Frequently asked questions

How does the TikTok-Tubi creator program differ from normal creator fund programs?+
Unlike traditional platform creator funds that distribute payouts based on variable algorithmic views, the TikTok-Tubi program provides upfront production budgets and development support. It allows creators to transition their short-form content into structured, episodic television series distributed on Tubi's AVOD platform, introducing traditional entertainment structures like production milestones and premium ad-revenue sharing.
What are the primary licensing risks for brands participating in these hybrid campaigns?+
The main risks involve music clearance, third-party intellectual property, and union (SAG-AFTRA) jurisdiction. Music licensed for social media use is rarely cleared for CTV or broadcast distribution. Additionally, once a creator's content is distributed on a major streaming network, it may trigger union guidelines, requiring brands to pay residual fees and meet strict compliance standards.
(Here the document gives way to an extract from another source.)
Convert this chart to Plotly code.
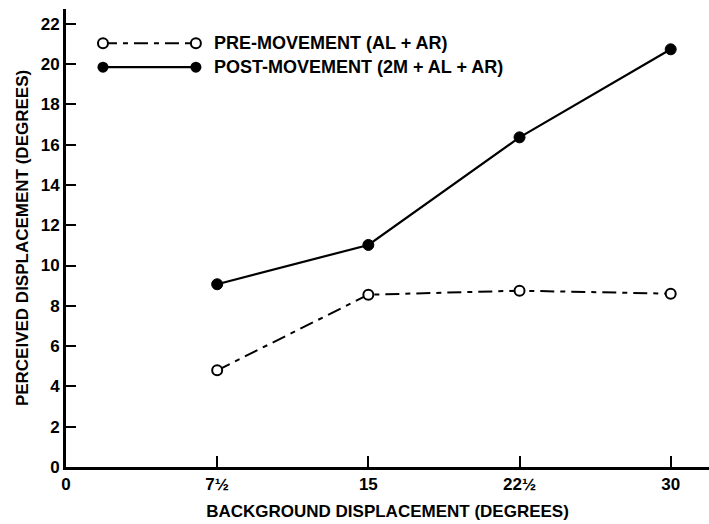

How should media buyers measure the success of a cross-platform TikTok and CTV campaign?+
Success should be measured using unified attribution frameworks that track the consumer journey across screens. This involves using Automatic Content Recognition (ACR) data from smart TVs to link mobile exposure to CTV viewing habits, and employing shoppable elements like dynamic QR codes to track direct conversions through search and commerce graphs.